AutopilotSetup.ipynb is the main notebook that sets up an autopilot experiment. AutopilotCandidateDefinitionNotebook.ipynb and AutopilotDataExplorationNotebook are the notebooks generated by the autopilot. report.pdf is AI Explainalibility report. candidate_feature_engineering.py is the feature engineering pipeline generated by autopilot

|-- autopilot
|   |-- AutopilotCandidateDefinitionNotebook.ipynb
|   |-- AutopilotDataExplorationNotebook.ipynb
|   |-- candidate_feature_engineering.py
|   |-- report.pdf
|   `-- AutopilotSetup.ipynb

This folder is for deploying a realtime inference Endpoint infrastructure. This code repository has the code to find the latest approved ModelPackage for the associated ModelPackageGroup and automaticaly deploy it to the Endpoint on detecting a change (build.py). This code repository also defines the CloudFormation template which defines the Endpoints as infrastructure. It also has configuration files associated with staging and prod stages.

Upon triggering a deployment, the CodePipeline pipeline will deploy 2 Endpoints - staging and prod. After the first deployment is completed, the CodePipeline waits for a manual approval step for promotion to the prod stage.

|-- codedeploy
|   |-- build.py
|   |-- buildspec.yml
|   |-- endpoint-config-template.yml
|   |-- prod-config.json
|   |-- staging-config.json
|   `-- test
|       |-- test.py
|       `-- buildspec.yml

buildspec.yml

• this file is used by the CodePipeline's Build stage to build a CloudFormation template.

build.py

• this python file contains code to get the latest approve package arn and exports staging and configuration files. This is invoked from the Build stage.

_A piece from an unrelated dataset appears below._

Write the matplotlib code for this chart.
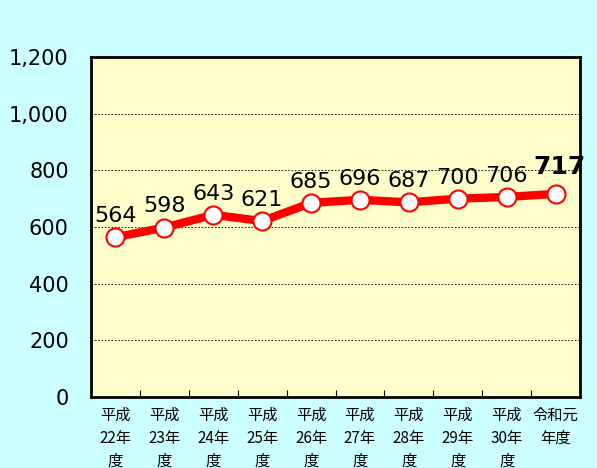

endpoint-config-template.yml

• this CloudFormation template file is packaged by the build step in the CodePipeline and is deployed in different stages.

staging-config.json

• this configuration file is used to customize staging stage in the pipeline. You can configure the instance type, instance count here.

prod-config.json

• this configuration file is used to customize prod stage in the pipeline. You can configure the instance type, instance count here.

test\buildspec.yml

• this file is used by the CodePipeline's staging stage to run the test code of the following python file

test\test.py

• this python file contains code to describe and invoke the staging endpoint. You can customize to add more tests here.

MLOps is a useful approach for the creation and quality of machine learning and AI solutions. By adopting an MLOps approach, data scientists and machine learning engineers can collaborate and increase the pace of model development and production, by implementing continuous integration and deployment (CI/CD) practices with proper monitoring, validation, and governance of ML models. As part of this project, some of those core features and capabilities of MLOPS practices were explored.